Solution: We have the identity $(\alpha\delta - \beta\gamma)(\alpha'\delta' - \beta'\gamma') = (\alpha\alpha' + \beta\gamma')(\gamma\beta' + \delta\delta') - (\alpha\beta' + \beta\delta')(\gamma\alpha' + \gamma\alpha' + \delta\gamma')$
Putting $\alpha = x + yi, \beta = z + ti, \gamma = -(z - ti), \delta = x - yi, \alpha' = a + bi, \beta' = c + di, \gamma' = -(c - di)$ and $\delta' = a - bi$ then
$\alpha\delta - \beta\gamma = x^2 + y^2 + z^2 + t^2$ and $\alpha'\delta' - \beta'\gamma' = a^2 + b^2 + c^2 + d^2$
$\Rightarrow \alpha\alpha' + \beta\gamma' = (ax - by - ca - dt) + i(bx + ay + dz - ct), \gamma\beta' + \delta\delta' = \overline{\beta\gamma'} + \overline{\alpha\alpha'} = \overline{\beta\gamma' + \alpha\alpha'}$
$\therefore \alpha\beta' + \beta\delta' = (cx - dy + az + bt) + i(dx + cy - bz + at), \gamma\alpha' + \delta\gamma' = -(cx - dy + az + bt) + i(dx + cy - bz + at)$
Thus, $-(\alpha\beta' + \beta\delta')(\gamma\alpha' + \delta\gamma') = (cx - dy + az + bt)^2 + (dx + cy - bz + at)^2$
Substituting obtained expression in the original idendity we have the required result.

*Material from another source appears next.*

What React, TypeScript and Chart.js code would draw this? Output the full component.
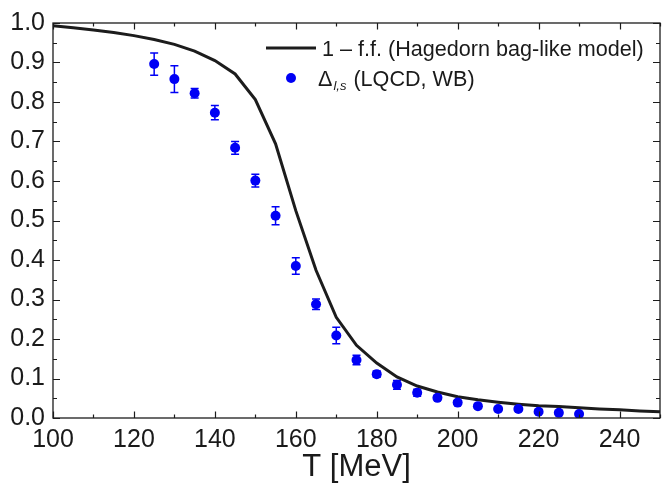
import React, { useEffect, useRef } from 'react';
import { Chart, registerables } from 'chart.js';
Chart.register(...registerables);

const curveT = [100, 105, 110, 115, 120, 125, 130, 135, 140, 145, 150, 155, 160, 165, 170, 175, 180, 185, 190, 195, 200, 205, 210, 215, 220, 225, 230, 235, 240, 245, 250];
const curveVal = [0.993, 0.988, 0.982, 0.976, 0.968, 0.958, 0.946, 0.929, 0.905, 0.871, 0.806, 0.694, 0.525, 0.374, 0.255, 0.184, 0.139, 0.104, 0.081, 0.066, 0.054, 0.046, 0.040, 0.035, 0.031, 0.029, 0.026, 0.023, 0.021, 0.018, 0.016];

const latticeT = [125, 130, 135, 140, 145, 150, 155, 160, 165, 170, 175, 180, 185, 190, 195, 200, 205, 210, 215, 220, 225, 230];
const latticeVal = [0.896, 0.858, 0.822, 0.773, 0.684, 0.601, 0.512, 0.385, 0.288, 0.209, 0.147, 0.111, 0.084, 0.064, 0.051, 0.039, 0.030, 0.023, 0.023, 0.016, 0.013, 0.010];
const latticeErr = [0.028, 0.034, 0.012, 0.018, 0.016, 0.016, 0.023, 0.021, 0.013, 0.021, 0.012, 0.008, 0.011, 0.009, 0.005, 0.005, 0.004, 0.004, 0.004, 0.004, 0.004, 0.004];

const legendCurve = '1 \u2013 f.f. (Hagedorn bag-like model)';
const legendDelta = '\u0394';
const legendDeltaSub = 'l,s';
const legendLattice = ' (LQCD, WB)';

const FONT = '"Liberation Sans", Arial, Helvetica, sans-serif';
const BLUE = '#0000f5';
const INK = '#1c1c1c';

const frameTicksPlugin = {
  id: 'frameTicks',
  afterDatasetsDraw(chart: any) {
    const { ctx, chartArea: a, scales } = chart;
    const xs = scales.x, ys = scales.y;
    ctx.save();
    ctx.strokeStyle = INK;
    ctx.lineWidth = 1.3;
    ctx.strokeRect(a.left, a.top, a.right - a.left, a.bottom - a.top);
    ctx.beginPath();
    for (let v = xs.min; v <= xs.max + 1e-9; v += 10) {
      const major = Math.abs((v - xs.min) % 20) < 1e-6;
      const len = major ? 6.5 : 3.5;
      const px = Math.round(xs.getPixelForValue(v)) + 0.5;
      ctx.moveTo(px, a.bottom); ctx.lineTo(px, a.bottom - len);
      ctx.moveTo(px, a.top); ctx.lineTo(px, a.top + len);
    }
    for (let i = 0; i <= 20; i++) {
      const v = i * 0.05;
      const major = i % 2 === 0;
      const len = major ? 7 : 4;
      const py = Math.round(ys.getPixelForValue(v)) + 0.5;
      ctx.moveTo(a.left, py); ctx.lineTo(a.left + len, py);
      ctx.moveTo(a.right, py); ctx.lineTo(a.right - len, py);
    }
    ctx.lineWidth = 1.2;
    ctx.stroke();
    ctx.restore();
  },
};

const errorBarPlugin = {
  id: 'errorBars',
  beforeDatasetsDraw(chart: any) {
    const { ctx, scales } = chart;
    const xs = scales.x, ys = scales.y;
    ctx.save();
    ctx.strokeStyle = BLUE;
    ctx.lineWidth = 1.5;
    ctx.beginPath();
    latticeT.forEach((t, i) => {
      const px = xs.getPixelForValue(t);
      const top = ys.getPixelForValue(latticeVal[i] + latticeErr[i]);
      const bot = ys.getPixelForValue(latticeVal[i] - latticeErr[i]);
      ctx.moveTo(px, top); ctx.lineTo(px, bot);
      ctx.moveTo(px - 4, top); ctx.lineTo(px + 4, top);
      ctx.moveTo(px - 4, bot); ctx.lineTo(px + 4, bot);
    });
    ctx.stroke();
    ctx.restore();
  },
};

const legendPlugin = {
  id: 'customLegend',
  afterDraw(chart: any) {
    const { ctx, chartArea: a } = chart;
    const x0 = a.left + 213;
    const y1 = a.top + 25;
    const y2 = a.top + 55;
    ctx.save();
    ctx.strokeStyle = INK;
    ctx.lineWidth = 3;
    ctx.beginPath();
    ctx.moveTo(x0, y1); ctx.lineTo(x0 + 50, y1);
    ctx.stroke();
    ctx.fillStyle = '#1a1a1a';
    ctx.textBaseline = 'alphabetic';
    ctx.font = `21.6px ${FONT}`;
    ctx.fillText(legendCurve, x0 + 56, y1 + 8);
    ctx.fillStyle = BLUE;
    ctx.beginPath();
    ctx.arc(x0 + 25, y2, 5, 0, Math.PI * 2);
    ctx.fill();
    ctx.fillStyle = '#1a1a1a';
    let tx = x0 + 52;
    ctx.fillText(legendDelta, tx, y2 + 8);
    tx += ctx.measureText(legendDelta).width + 1;
    ctx.font = `italic 13px ${FONT}`;
    ctx.fillText(legendDeltaSub, tx, y2 + 12);
    tx += ctx.measureText(legendDeltaSub).width + 1;
    ctx.font = `21.6px ${FONT}`;
    ctx.fillText(legendLattice, tx, y2 + 8);
    ctx.restore();
  },
};

export default function App() {
  const ref = useRef<HTMLCanvasElement | null>(null);
  useEffect(() => {
    if (!ref.current) return;
    const chart = new Chart(ref.current, {
      type: 'scatter',
      data: {
        datasets: [
          {
            label: legendCurve,
            data: curveT.map((t, i) => ({ x: t, y: curveVal[i] })),
            showLine: true,
            borderColor: INK,
            borderWidth: 3,
            pointRadius: 0,
            tension: 0,
            order: 1,
          },
          {
            label: 'lattice',
            data: latticeT.map((t, i) => ({ x: t, y: latticeVal[i] })),
            showLine: false,
            backgroundColor: BLUE,
            borderColor: BLUE,
            pointRadius: 5,
            borderWidth: 0,
            order: 0,
          },
        ],
      },
      options: {
        animation: false,
        responsive: false,
        devicePixelRatio: 1,
        layout: { padding: { top: 22, right: 4, left: 0, bottom: 0 } },
        plugins: { legend: { display: false }, tooltip: { enabled: false } },
        scales: {
          x: {
            type: 'linear',
            min: 100,
            max: 250,
            grid: { display: false, drawTicks: false },
            border: { display: false },
            ticks: { stepSize: 20, includeBounds: false, padding: 7, color: '#1a1a1a', font: { family: FONT, size: 25 } },
            title: { display: true, text: 'T [MeV]', color: '#1a1a1a', font: { family: FONT, size: 31 }, padding: { top: 0, bottom: 1 } },
            afterFit: (s: any) => { s.height = 69; },
          },
          y: {
            type: 'linear',
            min: 0,
            max: 1,
            grid: { display: false, drawTicks: false },
            border: { display: false },
            ticks: { stepSize: 0.1, padding: 8, color: '#1a1a1a', font: { family: FONT, size: 25 }, callback: (v: any) => Number(v).toFixed(1) },
            afterFit: (s: any) => { s.width = 53; },
          },
        },
      } as any,
      plugins: [errorBarPlugin, frameTicksPlugin, legendPlugin],
    });
    return () => chart.destroy();
  }, []);
  return (
    <div style={{ position: 'absolute', left: 0, top: 0, width: 665, height: 487, background: '#fff' }}>
      <canvas ref={ref} width={665} height={487} />
    </div>
  );
}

350. Prove the equality: $\frac{\cos n\theta}{\cos^n\theta} = 1 - {}^nC_2\tan^2\theta + {}^nC_4\tan^4\theta - \ldots + A$, where $A = (-1)^{n/2}\tan^{n}\theta$ if $n$ is even, $A = (-1)^{(n - 1)/2}.{}^nC_{n - 1}\tan^n\theta$ if $n$ is odd.
Solution: $(\cos\theta + i\sin\theta)^n = \cos^n\theta + i.{}^nC_1\cos^{n - 1}\theta\sin\theta + i^2.{}^nC_2\cos^{(n - 2)}\theta\sin^2\theta + \cdots + i^r.{}^nC_r\cos{(n - r + 1)}\theta\sin^{r - 1}\theta + \cdots$
Separating real part, $\cos n\theta = \cos^n\theta - {}^nC_2\cos^{n - 2}\theta\sin^2\theta + \cdots$
Taking into account the parity of $n$ and dividing both members of these equalities by $\cos^n\theta$, we get the required formulas.